At 2 am, Hugo and my Swiss friends left for the summit. I decided to keep trying to sleep, especially as my motor skills continued to evade me. I woke up around 7:30 and felt fantastic, but when they returned at 8:30 there was not enough time for me to ‘conquer’ the peak. I took it as a lesson that the journey’s importance supersedes that of the destination - and destination’s finality is nothing more than a stubbornly persistent illusion. Joyfully, I embraced the walk, hike, hop, slide down to our 4×4.

10.10.09 - destination’s finality


a thousand little shocks

The last couple of days have been interesting in a deeply personal way. You see, I can only explain them in terms of a thousand little electric shocks - some literal and some figurative.

Lets begin with the literal. In many parts of the world hot showers are the result of some jerry-rigged faucets and electric heating coils. Generally safe and reasonably priced, why would anyone have reason to fear what lurks behind those crimson-tiled walls? Just flip on the current and turn on the water.

I was starting to believe that I had scraped my elbow or knuckle without noticing. Sometimes when water would touch those parts of my skin I felt a sting. Then it dawned on me one day when I felt a zp in the middle of my forearm that was held above my head - the water closest to the shower head is slightly electrified, and slightly electrifying me on a daily basis. This might explain my healthier than normal skin and conditioner-commercial shiny hair.

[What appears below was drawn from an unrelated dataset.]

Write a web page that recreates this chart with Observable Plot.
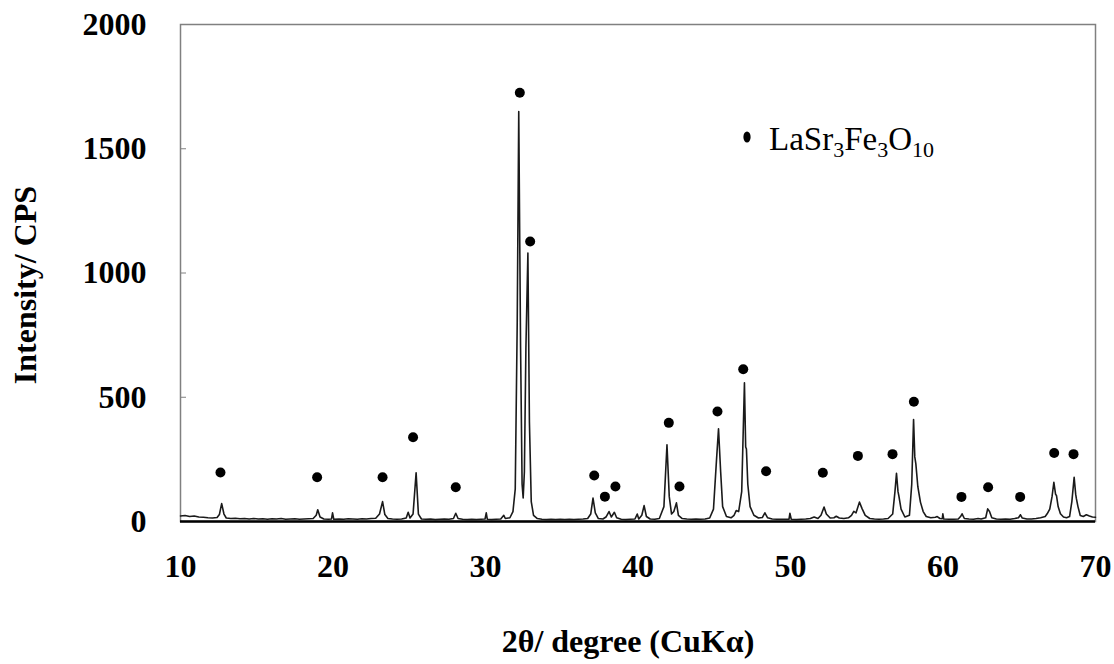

On to the figurative. I woke up the other morning as a result of what I can only describe as a thousand little electric shocks spreading through my stomach lining. Now, issues surrounding regularity and digestion in general are to be expected when living, eating and drinking in South America. But clutching oneself in fetal position while being slightly blinded by the pain - that’s new to me.

My eat-once-a-day diet from the last week includes rice, acidophilus and the playfully named ‘diarex.’ I tried eating a piece of chicken today, god help us all.

The nice thing about having traveled and wrestled with both infrastructural inconveniences and disruptions in bodily function is that my current set of circumstances is more hilarious to me than anything. But unfortunately for those who irritate me, I am more prone to ’speak my mind’ at questionable volume when I am in a state of necessary starvation and partial electrocution.

And yes, keeping with the theme of this adventure most of my room is painted ‘Kiva green.’